AIM — Only the lines from the start of the data through the line with "const xTickLabels = [30, 60, 90];" belong in the copy. Restate them word for word, minus the pictures.

GIVEN DATA —

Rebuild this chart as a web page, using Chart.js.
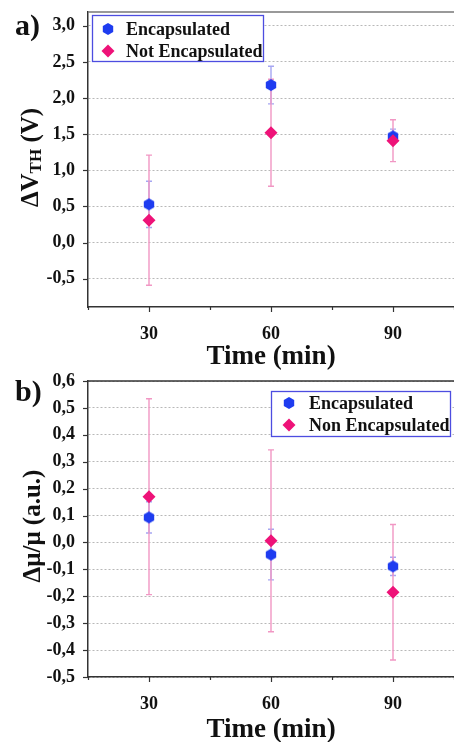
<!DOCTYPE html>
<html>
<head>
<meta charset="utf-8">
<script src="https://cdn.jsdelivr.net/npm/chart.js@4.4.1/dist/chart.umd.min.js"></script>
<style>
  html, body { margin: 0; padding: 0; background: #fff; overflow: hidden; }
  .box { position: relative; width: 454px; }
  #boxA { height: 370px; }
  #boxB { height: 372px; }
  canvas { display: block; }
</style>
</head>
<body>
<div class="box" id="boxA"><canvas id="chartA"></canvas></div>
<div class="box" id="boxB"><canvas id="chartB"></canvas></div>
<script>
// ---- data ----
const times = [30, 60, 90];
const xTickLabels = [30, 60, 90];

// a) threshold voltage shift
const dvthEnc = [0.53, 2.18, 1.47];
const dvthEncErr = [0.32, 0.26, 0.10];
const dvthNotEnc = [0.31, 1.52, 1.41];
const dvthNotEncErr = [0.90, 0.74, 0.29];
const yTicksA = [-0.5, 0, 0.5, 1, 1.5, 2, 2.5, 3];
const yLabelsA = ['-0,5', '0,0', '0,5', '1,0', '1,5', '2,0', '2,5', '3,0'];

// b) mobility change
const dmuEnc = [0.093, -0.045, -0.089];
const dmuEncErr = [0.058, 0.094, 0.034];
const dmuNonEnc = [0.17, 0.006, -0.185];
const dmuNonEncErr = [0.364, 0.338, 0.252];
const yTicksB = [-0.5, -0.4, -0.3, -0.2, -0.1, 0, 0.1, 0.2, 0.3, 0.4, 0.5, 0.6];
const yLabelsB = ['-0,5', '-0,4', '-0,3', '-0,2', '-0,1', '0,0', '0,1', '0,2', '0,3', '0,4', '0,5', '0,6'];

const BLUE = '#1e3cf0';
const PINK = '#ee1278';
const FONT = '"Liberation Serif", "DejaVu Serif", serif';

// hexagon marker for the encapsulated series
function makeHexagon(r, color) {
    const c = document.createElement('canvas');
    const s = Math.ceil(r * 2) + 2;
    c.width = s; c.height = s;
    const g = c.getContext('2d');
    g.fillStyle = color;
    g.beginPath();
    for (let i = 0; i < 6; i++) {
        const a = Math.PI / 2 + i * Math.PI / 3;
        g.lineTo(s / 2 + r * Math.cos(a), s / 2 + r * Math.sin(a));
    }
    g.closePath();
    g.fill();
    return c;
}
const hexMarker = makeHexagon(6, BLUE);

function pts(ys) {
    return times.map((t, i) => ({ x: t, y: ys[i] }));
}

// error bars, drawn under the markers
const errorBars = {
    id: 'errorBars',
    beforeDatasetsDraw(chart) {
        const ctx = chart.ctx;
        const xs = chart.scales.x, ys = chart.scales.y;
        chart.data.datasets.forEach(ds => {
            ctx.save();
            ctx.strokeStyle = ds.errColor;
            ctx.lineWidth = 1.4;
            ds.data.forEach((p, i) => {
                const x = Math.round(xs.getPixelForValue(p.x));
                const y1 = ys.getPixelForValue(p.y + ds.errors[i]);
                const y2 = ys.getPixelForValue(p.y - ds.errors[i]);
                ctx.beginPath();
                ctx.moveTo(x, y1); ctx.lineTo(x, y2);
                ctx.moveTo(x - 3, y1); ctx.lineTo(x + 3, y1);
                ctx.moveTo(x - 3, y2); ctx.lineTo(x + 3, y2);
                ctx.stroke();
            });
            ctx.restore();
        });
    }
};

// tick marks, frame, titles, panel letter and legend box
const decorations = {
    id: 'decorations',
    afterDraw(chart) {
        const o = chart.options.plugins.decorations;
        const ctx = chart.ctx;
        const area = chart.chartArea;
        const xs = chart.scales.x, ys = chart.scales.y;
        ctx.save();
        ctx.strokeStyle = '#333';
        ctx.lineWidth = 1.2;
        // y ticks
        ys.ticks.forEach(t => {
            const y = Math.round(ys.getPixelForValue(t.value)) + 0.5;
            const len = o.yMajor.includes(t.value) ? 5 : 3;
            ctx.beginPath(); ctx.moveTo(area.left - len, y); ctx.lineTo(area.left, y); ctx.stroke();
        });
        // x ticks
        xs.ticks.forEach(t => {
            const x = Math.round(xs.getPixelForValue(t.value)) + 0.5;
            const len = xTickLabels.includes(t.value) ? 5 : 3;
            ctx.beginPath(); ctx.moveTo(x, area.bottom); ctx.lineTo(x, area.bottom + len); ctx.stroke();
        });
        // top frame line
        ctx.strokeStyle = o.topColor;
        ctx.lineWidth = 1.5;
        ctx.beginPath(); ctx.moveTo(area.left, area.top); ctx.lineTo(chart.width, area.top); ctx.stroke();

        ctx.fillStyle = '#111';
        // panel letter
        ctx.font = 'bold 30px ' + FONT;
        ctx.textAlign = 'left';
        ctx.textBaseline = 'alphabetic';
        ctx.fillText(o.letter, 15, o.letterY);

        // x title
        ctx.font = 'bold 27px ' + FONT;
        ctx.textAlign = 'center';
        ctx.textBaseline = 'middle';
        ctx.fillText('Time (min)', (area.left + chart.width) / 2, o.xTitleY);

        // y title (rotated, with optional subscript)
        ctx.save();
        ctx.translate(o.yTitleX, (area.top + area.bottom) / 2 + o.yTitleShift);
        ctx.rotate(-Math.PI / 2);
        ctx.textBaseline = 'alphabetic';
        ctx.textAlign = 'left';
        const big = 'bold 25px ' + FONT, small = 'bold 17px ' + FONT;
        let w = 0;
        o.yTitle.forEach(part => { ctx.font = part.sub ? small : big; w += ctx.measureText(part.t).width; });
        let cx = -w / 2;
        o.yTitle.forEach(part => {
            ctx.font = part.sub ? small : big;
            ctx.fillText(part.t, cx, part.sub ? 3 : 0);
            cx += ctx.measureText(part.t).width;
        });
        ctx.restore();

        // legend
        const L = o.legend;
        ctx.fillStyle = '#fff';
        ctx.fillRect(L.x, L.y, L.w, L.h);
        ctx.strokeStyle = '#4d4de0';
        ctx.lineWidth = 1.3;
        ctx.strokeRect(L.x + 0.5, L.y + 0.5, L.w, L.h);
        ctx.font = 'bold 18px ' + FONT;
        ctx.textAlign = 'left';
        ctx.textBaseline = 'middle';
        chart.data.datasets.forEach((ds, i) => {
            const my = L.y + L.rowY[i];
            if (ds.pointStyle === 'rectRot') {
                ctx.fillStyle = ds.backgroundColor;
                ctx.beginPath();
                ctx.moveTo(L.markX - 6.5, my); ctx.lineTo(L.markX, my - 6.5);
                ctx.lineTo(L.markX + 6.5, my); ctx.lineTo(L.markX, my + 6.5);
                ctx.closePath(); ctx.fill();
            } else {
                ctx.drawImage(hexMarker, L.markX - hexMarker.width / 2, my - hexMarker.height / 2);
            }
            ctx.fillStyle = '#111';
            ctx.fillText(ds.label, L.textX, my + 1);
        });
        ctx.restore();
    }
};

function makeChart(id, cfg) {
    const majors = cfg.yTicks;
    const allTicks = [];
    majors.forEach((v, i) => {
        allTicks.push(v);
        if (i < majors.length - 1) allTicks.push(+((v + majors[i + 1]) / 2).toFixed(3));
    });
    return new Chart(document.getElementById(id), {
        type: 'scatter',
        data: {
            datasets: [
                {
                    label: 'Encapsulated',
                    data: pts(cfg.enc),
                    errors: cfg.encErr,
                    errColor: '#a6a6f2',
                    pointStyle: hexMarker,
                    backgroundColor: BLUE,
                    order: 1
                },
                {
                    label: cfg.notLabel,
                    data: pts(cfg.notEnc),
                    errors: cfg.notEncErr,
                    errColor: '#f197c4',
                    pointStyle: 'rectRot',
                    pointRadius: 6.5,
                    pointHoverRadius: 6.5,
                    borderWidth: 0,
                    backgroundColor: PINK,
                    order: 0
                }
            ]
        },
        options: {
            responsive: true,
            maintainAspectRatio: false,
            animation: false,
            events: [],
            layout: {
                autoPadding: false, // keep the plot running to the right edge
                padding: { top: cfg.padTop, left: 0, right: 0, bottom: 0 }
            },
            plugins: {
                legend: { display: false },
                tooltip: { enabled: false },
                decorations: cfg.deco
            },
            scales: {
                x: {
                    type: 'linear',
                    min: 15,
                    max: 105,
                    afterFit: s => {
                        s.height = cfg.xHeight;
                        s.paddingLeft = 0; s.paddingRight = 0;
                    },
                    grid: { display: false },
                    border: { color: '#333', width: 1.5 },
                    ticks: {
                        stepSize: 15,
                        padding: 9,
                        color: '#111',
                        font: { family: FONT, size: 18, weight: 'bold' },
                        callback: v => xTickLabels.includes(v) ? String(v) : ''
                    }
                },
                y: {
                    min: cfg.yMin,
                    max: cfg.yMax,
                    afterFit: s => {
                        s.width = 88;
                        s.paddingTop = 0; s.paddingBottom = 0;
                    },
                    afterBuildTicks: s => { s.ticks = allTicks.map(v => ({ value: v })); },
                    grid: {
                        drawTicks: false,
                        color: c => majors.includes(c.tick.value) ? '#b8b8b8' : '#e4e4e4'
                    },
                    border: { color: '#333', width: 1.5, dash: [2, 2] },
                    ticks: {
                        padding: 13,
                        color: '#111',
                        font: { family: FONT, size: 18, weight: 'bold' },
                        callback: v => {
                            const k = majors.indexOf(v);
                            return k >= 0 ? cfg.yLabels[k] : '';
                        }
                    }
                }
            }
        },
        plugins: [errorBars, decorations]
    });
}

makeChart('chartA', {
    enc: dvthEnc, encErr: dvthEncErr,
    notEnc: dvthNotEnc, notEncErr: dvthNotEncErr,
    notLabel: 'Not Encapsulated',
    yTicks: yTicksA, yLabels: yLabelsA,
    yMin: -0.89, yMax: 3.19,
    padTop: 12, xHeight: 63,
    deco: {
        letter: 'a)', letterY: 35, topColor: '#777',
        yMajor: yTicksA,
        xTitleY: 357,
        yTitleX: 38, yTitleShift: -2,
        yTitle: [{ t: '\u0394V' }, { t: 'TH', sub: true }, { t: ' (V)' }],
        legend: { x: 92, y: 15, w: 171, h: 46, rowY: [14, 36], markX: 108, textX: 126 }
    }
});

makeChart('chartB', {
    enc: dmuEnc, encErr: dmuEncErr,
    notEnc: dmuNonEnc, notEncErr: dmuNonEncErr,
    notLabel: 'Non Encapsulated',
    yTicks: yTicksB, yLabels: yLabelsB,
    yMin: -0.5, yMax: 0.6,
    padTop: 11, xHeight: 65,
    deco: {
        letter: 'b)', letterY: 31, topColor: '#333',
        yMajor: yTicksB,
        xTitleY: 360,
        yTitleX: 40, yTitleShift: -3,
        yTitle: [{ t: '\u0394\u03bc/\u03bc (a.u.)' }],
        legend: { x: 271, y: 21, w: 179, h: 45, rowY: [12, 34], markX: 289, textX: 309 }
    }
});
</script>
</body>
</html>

WRITTEN RESPONSE —
Rebuild this chart as a web page, using Chart.js.
<!DOCTYPE html>
<html>
<head>
<meta charset="utf-8">
<script src="https://cdn.jsdelivr.net/npm/chart.js@4.4.1/dist/chart.umd.min.js"></script>
<style>
  html, body { margin: 0; padding: 0; background: #fff; overflow: hidden; }
  .box { position: relative; width: 454px; }
  #boxA { height: 370px; }
  #boxB { height: 372px; }
  canvas { display: block; }
</style>
</head>
<body>
<div class="box" id="boxA"><canvas id="chartA"></canvas></div>
<div class="box" id="boxB"><canvas id="chartB"></canvas></div>
<script>
// ---- data ----
const times = [30, 60, 90];
const xTickLabels = [30, 60, 90];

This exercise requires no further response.